When questions over Anglophone marginalisation re-emerged in 2016 through the lawyers and teachers protests, there could possibly be no worse reactions than deploying security forces to violently repress the protests.


In the aftermath, key Anglophone leaders that came together to dialogue with the state to resolve already increasing concerns over the state of affairs in the Anglophone regions were all arrested and jailed. Some had to go on exile from where they are now leading secessionist activities in the country.

As the president today celebrates his 38 years in power, the country has experienced some of its worst atrocities likened by others to genocide acts.
The greatest scandal of all was the Ngarbuh massacre where independent investigations found state owned military officers guilty of cold bloodedly slaughtering over 14 children and women on February 14, 2019. The country is still reeling from a similar incident that happened in Kumba on October 24, 2020, where seven schoolchildren of the Mother Fancisca International Bilingual Academy were shot dead in their classrooms by so far unidentified gunmen.

Talking to some Cameroonians, they were more than coy on talking about Biya’s reign but most at times expressed disappointment at the President’s handling of the Anglophone crisis especially.


“… As if things could not get any worse for Cameroon and for Anglophones in particular, president Biya once more has proven that Anglophones mean nothing to him and to Cameroon in general. I think that though the angophone crisis started from the time of Ahidjo, he probably would never have let it be to this extent of an armed conflict.

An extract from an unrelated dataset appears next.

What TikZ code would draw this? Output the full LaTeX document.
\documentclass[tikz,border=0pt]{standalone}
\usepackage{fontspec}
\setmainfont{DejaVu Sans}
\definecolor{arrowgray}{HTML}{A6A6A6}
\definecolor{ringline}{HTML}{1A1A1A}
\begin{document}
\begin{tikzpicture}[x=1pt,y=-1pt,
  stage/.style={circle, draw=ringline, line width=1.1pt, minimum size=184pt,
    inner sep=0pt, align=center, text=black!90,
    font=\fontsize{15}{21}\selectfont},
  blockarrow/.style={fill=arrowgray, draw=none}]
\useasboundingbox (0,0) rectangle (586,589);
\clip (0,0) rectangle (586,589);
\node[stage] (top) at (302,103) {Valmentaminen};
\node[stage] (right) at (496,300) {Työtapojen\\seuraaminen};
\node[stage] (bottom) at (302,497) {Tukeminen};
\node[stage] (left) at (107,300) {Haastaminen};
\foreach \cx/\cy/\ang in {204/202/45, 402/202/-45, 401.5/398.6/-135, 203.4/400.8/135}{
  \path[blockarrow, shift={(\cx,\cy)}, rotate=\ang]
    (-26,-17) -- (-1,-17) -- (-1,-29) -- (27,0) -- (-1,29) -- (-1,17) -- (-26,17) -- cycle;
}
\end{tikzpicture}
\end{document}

I don’t think there will be any worse president in Cameroon than Biya is,” said Lawrence (not his real name), an Anglophone resident in Yaounde.


Having largely ignored numerous calls for an inclusive dialogue, with all major stakeholders of the crisis actively taking part, Biya has continued to rely upon his use of the military which have most often brought nothing but misery and death to the citizens of the Anglophone regions through clashes with separatist fighters. Boniface in Yaounde says, “the fact that Paul Biya has failed to organise a dialogue with the separatist leaders to seek for a long and lasting solution to the Anglophone crisis shows that he cares very little about this country.

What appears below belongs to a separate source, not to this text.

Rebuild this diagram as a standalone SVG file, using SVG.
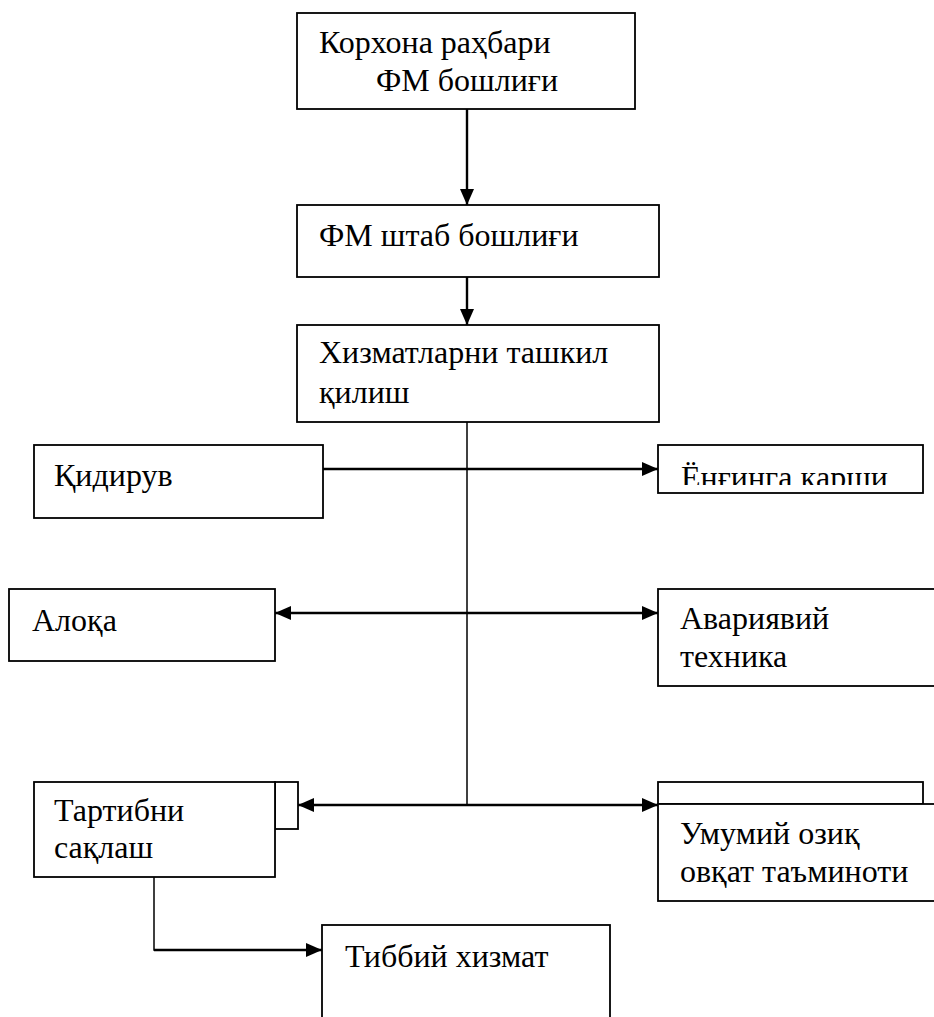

Let us face the fact. This thing could easily reach Yaounde here if the separatists decide to extend the war. The more the crisis drags on, the more deadly it is becoming to Cameroonians in general… and to make it worst the man does not even comment about it personally, he just signs out decrees and writes some tweets and that is it. I mean this is a pitiful… I am just sorry to say this but francophone Cameroonians are cowards. If they were not, they will not let this country’s dignity to be continuously undermined by one despot who has vowed to cling to power even if it means ruling from his sick bed.”


Another clique of Cameroonians believe that most of the atrocities committed in the Anglophone regions are done by the separatist forces, but they still think it is due to the President’s weak handling of the crisis that has given them the opportunity to exert such inhumanity on innocent civilians.


“…I think the atrocities in Kumba was done by the separatist fighters, but the whole blame goes to the president for not properly handling the situation from the onset. Had he solved the teachers and lawyers strike and had he organised an inclusive dialogue and not that charade he organised at the Palais Des Congress, then we might have been done with all this a long time ago,” opines a francophone Cameroonian in Yaounde.
At 38 years into his leadership and just two years into his recent new 7-year mandate, with five more years to go, patriotic Cameroonians have no choice at all than to hold their breath.
With the current state of affairs, things deteriorating would not be a matter of if but a matter of when and how.